The issue was escalated upstream to Microsoft on November 6, 2007. As of today, Microsoft has confirmed that they can reproduce the problem; but they’re telling HP that they will not commit to a specific date by which the problem will be fixed. Microsoft suggests that we work around the problem by using the “sync” mount option for our NFS clients. Yes, that works, but imposes a non-trivial performance penalty, which can be a real problem for the intended use of this server: lots of grad students crunching numbers and spooling data sets to disk for analysis.

I’ve spent much of the last 24 hours in meetings with my coworkers and on conference calls with our VAR, HP’s escalation support manager, the level 3 HP engineer who owns this issue, HP pre-sales engineers, and HP product engineers trying to figure out how Hewlett Packard can resolve this situation for us. It’s clear they sold us something that doesn’t do what we all thought it would – and should – do. I’m relieved that HP is involved to this level to make things right. It’s a shame, though, that the real problem can’t be fixed upstream and pushed out to us. Instead, we’re looking at a complete overhaul of our storage solution, and a substantial new investment of time and energy.

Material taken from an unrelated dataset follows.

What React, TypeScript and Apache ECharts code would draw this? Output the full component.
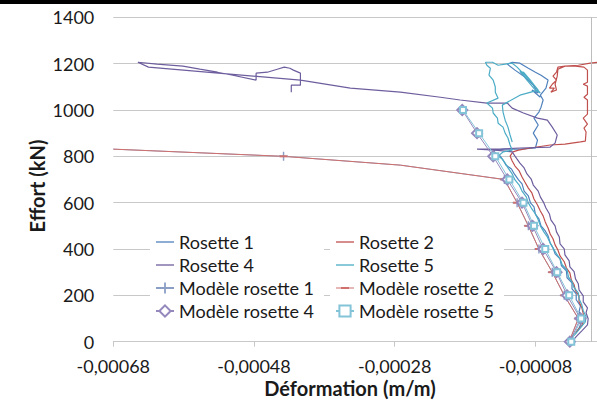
import React, { useEffect, useRef } from "react";
import * as echarts from "echarts";

const FONT = "Lato, 'Open Sans', 'Noto Sans', sans-serif";

// x: strain (m/m), y: load (kN)
const xTickValues = [-0.00068, -0.00048, -0.00028, -0.00008];
const yTicks = { min: 0, max: 1400, interval: 200 };

const rosette1: [number, number][] = [
  [-31e-6, 0], [-28e-6, 17], [-19e-6, 52], [-14e-6, 86], [-14e-6, 108], [-18e-6, 129], [-16e-6, 155],
  [-22e-6, 181], [-22e-6, 207], [-28e-6, 228], [-28e-6, 254], [-35e-6, 276], [-36e-6, 306], [-43e-6, 327],
  [-45e-6, 358], [-52e-6, 379], [-55e-6, 405], [-59e-6, 426], [-62e-6, 457], [-66e-6, 478], [-72e-6, 500],
  [-75e-6, 530], [-80e-6, 551], [-82e-6, 582], [-87e-6, 599], [-90e-6, 629], [-96e-6, 650], [-99e-6, 681],
  [-104e-6, 698], [-110e-6, 724], [-114e-6, 745], [-122e-6, 763], [-126e-6, 784], [-130e-6, 801],
  [-137e-6, 814], [-140e-6, 827], [-123e-6, 831], [-102e-6, 831], [-80e-6, 836], [-77e-6, 870],
  [-83e-6, 900], [-76e-6, 935], [-82e-6, 965], [-75e-6, 991], [-72e-6, 1012], [-69e-6, 1043],
  [-73e-6, 1064], [-65e-6, 1094], [-62e-6, 1129], [-72e-6, 1150], [-80e-6, 1163], [-90e-6, 1180],
  [-102e-6, 1202], [-113e-6, 1206], [-120e-6, 1198], [-109e-6, 1172], [-95e-6, 1142], [-83e-6, 1107],
  [-76e-6, 1073], [-85e-6, 1086], [-73e-6, 1055],
];

const rosette2: [number, number][] = [
  [-33e-6, 0], [-29e-6, 17], [-22e-6, 43], [-14e-6, 69], [-11e-6, 95], [-12e-6, 121], [-14e-6, 146],
  [-18e-6, 172], [-18e-6, 198], [-23e-6, 220], [-25e-6, 246], [-29e-6, 267], [-31e-6, 297], [-36e-6, 319],
  [-39e-6, 345], [-45e-6, 370], [-48e-6, 396], [-52e-6, 418], [-55e-6, 444], [-59e-6, 465], [-62e-6, 491],
  [-66e-6, 517], [-69e-6, 543], [-73e-6, 564], [-77e-6, 590], [-82e-6, 616], [-85e-6, 642], [-90e-6, 663],
  [-95e-6, 689], [-99e-6, 711], [-103e-6, 737], [-109e-6, 758], [-113e-6, 780], [-116e-6, 801],
  [-112e-6, 819], [-104e-6, 827], [-87e-6, 836], [-59e-6, 849], [-38e-6, 853], [-16e-6, 862],
  [-9e-6, 866], [-8e-6, 905], [-11e-6, 922], [-6e-6, 939], [-12e-6, 965], [-6e-6, 982], [-6e-6, 1043],
  [-11e-6, 1055], [-6e-6, 1068], [-6e-6, 1103], [-12e-6, 1111], [-6e-6, 1120], [-6e-6, 1172],
  [-11e-6, 1185], [-23e-6, 1189], [-38e-6, 1189], [-48e-6, 1185], [-50e-6, 1163], [-55e-6, 1146],
  [-50e-6, 1129], [-56e-6, 1111], [-60e-6, 1094], [-53e-6, 1094], [-58e-6, 1077], [-50e-6, 1086],
  [-52e-6, 1111], [-49e-6, 1146], [-48e-6, 1176], [-38e-6, 1189], [-19e-6, 1193], [-2e-6, 1202],
  [8e-6, 1206], [29e-6, 1211],
];

const rosette4: [number, number][] = [
  [-28e-6, 0], [-22e-6, 22], [-14e-6, 47], [-6e-6, 73], [-5e-6, 99], [-8e-6, 125], [-6e-6, 146],
  [-12e-6, 172], [-12e-6, 198], [-18e-6, 224], [-19e-6, 250], [-23e-6, 271], [-25e-6, 302], [-31e-6, 323],
  [-32e-6, 349], [-38e-6, 375], [-39e-6, 401], [-45e-6, 422], [-46e-6, 452], [-50e-6, 474], [-52e-6, 500],
  [-58e-6, 526], [-60e-6, 551], [-65e-6, 577], [-68e-6, 599], [-73e-6, 625], [-76e-6, 650], [-83e-6, 676],
  [-86e-6, 702], [-92e-6, 724], [-96e-6, 750], [-102e-6, 771], [-106e-6, 788], [-109e-6, 801],
  [-113e-6, 819], [-137e-6, 827], [-163e-6, 831], [-130e-6, 831], [-102e-6, 836], [-59e-6, 840],
  [-52e-6, 857], [-49e-6, 892], [-56e-6, 926], [-63e-6, 956], [-77e-6, 965], [-97e-6, 987],
  [-113e-6, 1008], [-120e-6, 1030], [-149e-6, 1030], [-187e-6, 1043], [-215e-6, 1055], [-272e-6, 1077],
  [-343e-6, 1094], [-414e-6, 1129], [-630e-6, 1185], [-645e-6, 1206], [-618e-6, 1198], [-581e-6, 1189],
  [-557e-6, 1176], [-532e-6, 1163], [-510e-6, 1150], [-477e-6, 1129], [-477e-6, 1159], [-461e-6, 1163],
  [-447e-6, 1176], [-437e-6, 1185], [-429e-6, 1180], [-424e-6, 1172], [-414e-6, 1159], [-414e-6, 1107],
  [-427e-6, 1107], [-427e-6, 1077],
];

const rosette5: [number, number][] = [
  [-35e-6, 0], [-31e-6, 13], [-23e-6, 34], [-16e-6, 60], [-9e-6, 86], [-8e-6, 108], [-12e-6, 134],
  [-14e-6, 159], [-18e-6, 185], [-19e-6, 211], [-25e-6, 233], [-28e-6, 258], [-33e-6, 280], [-35e-6, 310],
  [-42e-6, 332], [-45e-6, 358], [-50e-6, 379], [-55e-6, 405], [-59e-6, 426], [-63e-6, 452], [-68e-6, 474],
  [-73e-6, 500], [-76e-6, 526], [-80e-6, 551], [-85e-6, 573], [-90e-6, 599], [-93e-6, 625], [-99e-6, 650],
  [-103e-6, 676], [-109e-6, 698], [-113e-6, 724], [-119e-6, 750], [-123e-6, 771], [-127e-6, 788],
  [-133e-6, 801], [-126e-6, 819], [-113e-6, 827], [-116e-6, 849], [-119e-6, 879], [-123e-6, 900],
  [-126e-6, 926], [-133e-6, 943], [-134e-6, 965], [-140e-6, 987], [-141e-6, 1008], [-149e-6, 1030],
  [-133e-6, 1051], [-137e-6, 1077], [-137e-6, 1099], [-140e-6, 1129], [-146e-6, 1150], [-144e-6, 1180],
  [-149e-6, 1193], [-151e-6, 1206], [-141e-6, 1206], [-133e-6, 1193], [-123e-6, 1198], [-113e-6, 1202],
  [-106e-6, 1185], [-95e-6, 1150], [-83e-6, 1111], [-73e-6, 1073], [-80e-6, 1086], [-92e-6, 1129],
  [-102e-6, 1167], [-97e-6, 1163], [-86e-6, 1124], [-76e-6, 1086], [-102e-6, 1064], [-127e-6, 1021],
  [-126e-6, 991], [-123e-6, 956], [-119e-6, 926], [-116e-6, 892], [-113e-6, 862],
];

// Model curves: loads in kN with strains
const modelLoads = [0, 100, 200, 300, 400, 500, 600, 700, 800, 900, 1000];
const model4Strain = [-31e-6, -16e-6, -35e-6, -50e-6, -69e-6, -84e-6, -99e-6, -120e-6, -140e-6, -163e-6, -184e-6];
const model5Strain = [-29e-6, -15e-6, -32e-6, -49e-6, -66e-6, -82e-6, -97e-6, -117e-6, -137e-6, -160e-6, -183e-6];
const model12Loads = [0, 100, 200, 300, 400, 500, 600, 700, 762, 800, 831];
const model1Strain = [-32e-6, -19e-6, -39e-6, -56e-6, -75e-6, -90e-6, -106e-6, -124e-6, -272e-6, -438e-6, -680e-6];
const model2Strain = [-32e-6, -19e-6, -39e-6, -56e-6, -75e-6, -90e-6, -106e-6, -124e-6, -272e-6, -438e-6, -680e-6];
const model12Hidden = [762, 831];

const C = {
  r1: "#4F81BD",
  r2: "#C0504D",
  r4: "#6E5E9E",
  r5: "#4BACC6",
  m1: "#8A9EC6",
  m2: "#D0706C",
  m4: "#9488BC",
  m5: "#84C4D8",
  grid: "#C8C8C8",
  text: "#1a1a1a",
};

const PLUS = "path://M0,4.2H10V5.8H0Z M4.2,0H5.8V10H4.2Z";
const DASH = "path://M0,0H10V2H0Z";
const LINE_ICON = "path://M0,0H36V2.6H0Z";
const DASH_ICON = "path://M0,6.4H18V7.6H0Z M5,6H13V8H5Z";

const CHART_W = 680; // plot area continues past the cropped right edge
const VIEW_W = 597;
const VIEW_H = 409;

function modelData(loads: number[], strains: number[], hidden: number[] = []) {
  return loads.map((f, i) =>
    hidden.includes(f) ? { value: [strains[i], f], symbol: "none" } : { value: [strains[i], f] }
  );
}

export default function App() {
  const ref = useRef<HTMLDivElement>(null);
  useEffect(() => {
    if (!ref.current) return;
    const chart = echarts.init(ref.current, undefined, { renderer: "svg" });
    const rosette = (name: string, data: [number, number][], color: string, extra: any = {}) => ({
      type: "line",
      name,
      data,
      symbol: "none",
      lineStyle: { color, width: 1.2 },
      itemStyle: { color },
      emphasis: { disabled: true },
      z: 2,
      ...extra,
    });
    const model = (name: string, data: any[], color: string, symbol: string, symbolSize: any, empty: boolean) => ({
      type: "line",
      name,
      data,
      symbol,
      symbolSize,
      showSymbol: true,
      lineStyle: { color, width: 1 },
      itemStyle: empty ? { color, borderColor: color, borderWidth: 1.2 } : { color, borderWidth: 0 },
      emphasis: { disabled: true },
      z: 3,
    });
    const legendText = { fontSize: 18, fontFamily: FONT, color: C.text };
    chart.setOption({
      animation: false,
      backgroundColor: "#fff",
      grid: { left: 113.3, right: CHART_W - 676.1, top: 17.3, bottom: 67.3 },
      xAxis: {
        type: "value",
        min: -0.00068,
        max: 0.00012,
        splitLine: { show: false },
        axisLine: { show: true, lineStyle: { color: C.grid, width: 1 } },
        axisTick: { show: true, length: 5, lineStyle: { color: C.grid }, customValues: xTickValues },
        axisLabel: {
          customValues: xTickValues,
          margin: 15,
          fontSize: 18,
          fontFamily: FONT,
          color: C.text,
          formatter: (v: number) => v.toFixed(5).replace(".", ","),
        },
      },
      yAxis: {
        type: "value",
        min: yTicks.min,
        max: yTicks.max,
        interval: yTicks.interval,
        axisLine: { show: false },
        axisTick: { show: false },
        splitLine: { show: true, lineStyle: { color: C.grid, width: 1 } },
        axisLabel: {
          margin: 19,
          fontSize: 18,
          fontFamily: FONT,
          color: C.text,
          formatter: (v: number) => String(v),
        },
      },
      legend: [
        {
          orient: "vertical",
          left: 150,
          top: 228,
          itemWidth: 18,
          itemHeight: 14,
          itemGap: 5,
          padding: [5, 10, 5, 5],
          backgroundColor: "#fff",
          selectedMode: false,
          textStyle: legendText,
          data: [
            { name: "Rosette 1", icon: LINE_ICON },
            { name: "Rosette 4", icon: LINE_ICON },
            { name: "Modèle rosette 1" },
            { name: "Modèle rosette 4" },
          ],
        },
        {
          orient: "vertical",
          left: 330,
          top: 228,
          itemWidth: 18,
          itemHeight: 14,
          itemGap: 5,
          padding: [5, 10, 5, 5],
          backgroundColor: "#fff",
          selectedMode: false,
          textStyle: legendText,
          data: [
            { name: "Rosette 2", icon: LINE_ICON },
            { name: "Rosette 5", icon: LINE_ICON },
            { name: "Modèle rosette 2", icon: DASH_ICON },
            { name: "Modèle rosette 5" },
          ],
        },
      ],
      series: [
        rosette("Rosette 1", rosette1, C.r1, {
          markLine: {
            silent: true,
            symbol: "none",
            label: { show: false },
            lineStyle: { color: "#BDBDBD", type: "solid", width: 1 },
            data: [{ xAxis: 0 }],
          },
        }),
        rosette("Rosette 2", rosette2, C.r2),
        rosette("Rosette 4", rosette4, C.r4),
        rosette("Rosette 5", rosette5, C.r5),
        model("Modèle rosette 1", modelData(model12Loads, model1Strain, model12Hidden), C.m1, PLUS, 9, false),
        model("Modèle rosette 2", modelData(model12Loads, model2Strain, model12Hidden), C.m2, DASH, [8, 2], false),
        model("Modèle rosette 4", modelData(modelLoads, model4Strain), C.m4, "emptyDiamond", 10, true),
        model("Modèle rosette 5", modelData(modelLoads, model5Strain), C.m5, "emptyRect", 6, true),
      ],
      graphic: [
        { type: "rect", x: 0, y: 0, shape: { x: 0, y: 0, width: CHART_W, height: 4 }, style: { fill: "#000" }, silent: true },
        {
          type: "text",
          x: 350,
          y: 388,
          silent: true,
          style: {
            text: "Déformation (m/m)",
            fontSize: 20,
            fontWeight: "bold",
            fontFamily: FONT,
            fill: C.text,
            align: "center",
            verticalAlign: "middle",
          },
        },
        {
          type: "text",
          x: 37,
          y: 186,
          rotation: Math.PI / 2,
          silent: true,
          style: {
            text: "Effort (kN)",
            fontSize: 20,
            fontWeight: "bold",
            fontFamily: FONT,
            fill: C.text,
            align: "center",
            verticalAlign: "middle",
          },
        },
      ],
    });
    return () => chart.dispose();
  }, []);
  return (
    <div
      style={{
        position: "fixed",
        left: 0,
        top: 0,
        width: VIEW_W,
        height: VIEW_H,
        overflow: "hidden",
        background: "#fff",
      }}
    >
      <div ref={ref} style={{ width: CHART_W, height: VIEW_H }} />
    </div>
  );
}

We have two options on the table: an HP MSA or EVA series SAN with clustered GNU/Linux servers running Polyserve clustered file system for “Enterprise File System Clustered Gateway”, or one of the SAN backends with two independent servers running Windows and GNU/Linux for CIFS and NFS shares, respectively. The former option preserves our unified home directory configuration, while the latter unambiguously connects the server operating system with the same client system. The drawback to the separate server solution, though, is that users would have two separate home directories, and double the quota we had originally intended to give them (we’re ruling out the notion that GNU/Linux users split their quota capacity between servers, or that only folks who ask for it get a Linux account, or other such management nightmares). We don’t yet have final pricing on either option, because we’re looking at a buy-back situation for our current hardware, plus hopefully some modest discount to make up for the time and energy we’ve spent fighting this problem for so long. Price may well be the deciding factor.

What would you do, if you had to support 1,000+ students and about 100 faculty and staff?